Donna was planning to retire at her 30-year mark with Granite School District when a chance conversation changed the course of her plans. Brian Conley, Salt Lake City School District’s Executive Director of Schools, just happened to sit next to Donna at a school administration conference. Bonneville Elementary was looking for a new principal; Brian thought Donna would be the perfect fit, and convinced her to apply. In Donna’s own words, “Sitting at the table with Brian changed my life.”
This conversation changed the lives of thousands of Bonneville Elementary students as well. Eleven years later, Bonneville Elementary has been ranked as the top school in the state (by test scores) for three of the last five years, and in the top 5 for the last five years. It is also widely recognized as a school with a distinguished faculty, strong parent involvement, robust Arts and Science support, and expansive extracurricular offerings. Families living in the Harvard/Yale area often cite Bonneville’s excellence as one of the reasons they moved into the area.
“Bonneville was the perfect place for me to end my career.” Donna surmises. “Being there has given me a real hope for our future as a country. I’ve always felt like I love my country by loving and teaching children. I love children, I care about education, I love my job; life is happy when your job is meaningful.”

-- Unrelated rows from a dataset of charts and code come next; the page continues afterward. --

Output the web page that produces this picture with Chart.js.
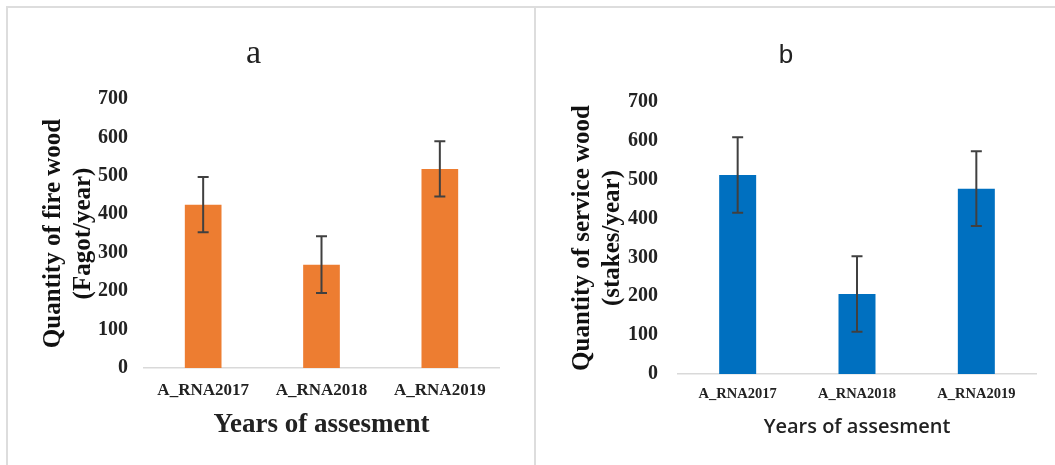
<!DOCTYPE html>
<html>
<head>
<meta charset="utf-8">
<script src="https://cdn.jsdelivr.net/npm/chart.js@4"></script>
<style>
  body { margin: 0; background: #fff; }
  .frame { position: absolute; left: 6px; top: 6px; width: 1049px; height: 459px;
           border-top: 2px solid #dddddd; border-left: 2px solid #dddddd; }
  .divider { position: absolute; left: 534px; top: 6px; width: 2px; height: 459px; background: #dddddd; }
  canvas { position: absolute; }
</style>
</head>
<body>
<div class="frame"></div>
<div class="divider"></div>
<canvas id="chartA" width="527" height="457" style="left:8px;top:8px"></canvas>
<canvas id="chartB" width="519" height="457" style="left:536px;top:8px"></canvas>
<script>
const categories = ['A_RNA2017', 'A_RNA2018', 'A_RNA2019'];
const fireWood = [425, 269, 518];
const fireWoodErr = [72, 74, 72];
const serviceWood = [512, 206, 477];
const serviceWoodErr = [97, 97, 96];

const serif = 'Liberation Serif, Times New Roman, serif';

// draws the +/- error whiskers on top of the bars
const errorBars = {
    id: 'errorBars',
    afterDatasetsDraw(chart, args, opts) {
        const { ctx } = chart;
        const y = chart.scales.y;
        const meta = chart.getDatasetMeta(0);
        ctx.save();
        ctx.strokeStyle = '#404040';
        ctx.lineWidth = 2;
        meta.data.forEach((bar, i) => {
            const v = chart.data.datasets[0].data[i];
            const e = opts.errors[i];
            const top = y.getPixelForValue(v + e);
            const bot = y.getPixelForValue(v - e);
            ctx.beginPath();
            ctx.moveTo(bar.x, top);
            ctx.lineTo(bar.x, bot);
            ctx.moveTo(bar.x - 5.5, top);
            ctx.lineTo(bar.x + 5.5, top);
            ctx.moveTo(bar.x - 5.5, bot);
            ctx.lineTo(bar.x + 5.5, bot);
            ctx.stroke();
        });
        ctx.restore();
    }
};

function makeChart(id, cfg) {
    new Chart(document.getElementById(id), {
        type: 'bar',
        data: {
            labels: categories,
            datasets: [{
                data: cfg.values,
                backgroundColor: cfg.color,
                borderWidth: 0,
                barPercentage: 0.31,
                categoryPercentage: 1,
            }],
        },
        options: {
            responsive: false,
            animation: false,
            layout: { padding: { right: cfg.padRight, left: 0, top: 0, bottom: 0 } },
            plugins: {
                legend: { display: false },
                tooltip: { enabled: false },
                title: {
                    display: true,
                    text: cfg.title,
                    color: '#222',
                    font: cfg.titleFont,
                    padding: cfg.titlePad,
                },
                errorBars: { errors: cfg.errors },
            },
            scales: {
                x: {
                    grid: { display: false },
                    border: { display: true, color: '#d9d9d9', width: 1.5 },
                    ticks: { color: '#222', font: { family: serif, size: cfg.xTickSize, weight: 'bold' }, padding: cfg.xTickPad, maxRotation: 0 },
                    title: { display: true, text: 'Years of assesment', color: '#222', font: cfg.xTitleFont, padding: { top: 0, bottom: cfg.xTitlePad } },
                    afterFit: s => { s.height = cfg.xHeight; },
                },
                y: {
                    min: 0,
                    max: 700,
                    grid: { display: false, drawTicks: false },
                    border: { display: false },
                    ticks: { stepSize: 100, color: '#222', font: { family: serif, size: cfg.yTickSize, weight: 'bold' }, padding: cfg.yTickPad },
                    title: { display: true, text: cfg.yTitle, color: '#111', font: { family: serif, size: 25, weight: 'bold', lineHeight: 1.2 }, padding: { top: cfg.yTitlePad, bottom: 0 } },
                    afterFit: s => { s.width = cfg.yWidth; },
                },
            },
        },
        plugins: [errorBars],
    });
}

makeChart('chartA', {
    values: fireWood,
    errors: fireWoodErr,
    color: '#ED7D31',
    title: 'a',
    titleFont: { family: serif, size: 34, weight: 'normal', lineHeight: 1.2 },
    titlePad: { top: 25.2, bottom: 25 },
    yTitle: ['Quantity of fire wood', '(Fagot/year)'],
    yTitlePad: 31,
    xTitleFont: { family: serif, size: 27, weight: 'bold', lineHeight: 1.2 },
    xTitlePad: 24,
    xTickSize: 17,
    xTickPad: 4,
    yTickSize: 20,
    yTickPad: 16,
    xHeight: 97,
    yWidth: 136,
    padRight: 36,
});

makeChart('chartB', {
    values: serviceWood,
    errors: serviceWoodErr,
    color: '#0070C0',
    title: 'b',
    titleFont: { family: 'Liberation Sans, Arial, sans-serif', size: 26, weight: 'normal', lineHeight: 1.2 },
    titlePad: { top: 32.4, bottom: 30.4 },
    yTitle: ['Quantity of service wood', '(stakes/year)'],
    yTitlePad: 32,
    xTitleFont: { family: 'Open Sans, sans-serif', size: 20, weight: '600', lineHeight: 1.2 },
    xTitlePad: 26,
    xTickSize: 14.5,
    xTickPad: 4,
    yTickSize: 20,
    yTickPad: 20,
    xHeight: 91,
    yWidth: 142,
    padRight: 19,
});
</script>
</body>
</html>
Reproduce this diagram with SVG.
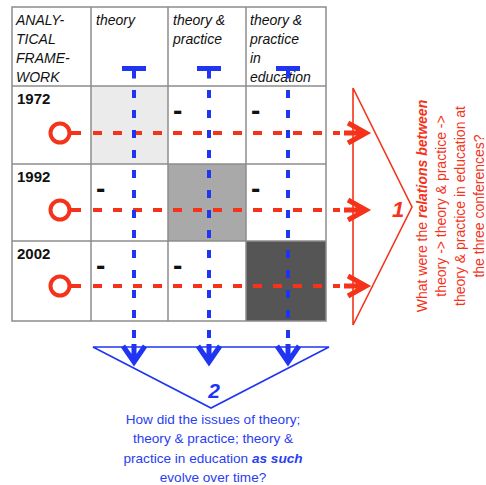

EBBA director Karly Nielsen concluded, “In my experience, Donna handled every challenge with grace and intelligence. She is a careful and thoughtful listener; she is empathetic and pragmatic at the same time. Her solutions always take into account the needs of her students balanced with the needs of her teachers and her vision of excellence. She will be sorely missed; her work has made a mark on many of us, parents and students alike. She is leaving some very big shoes to fill in our community.”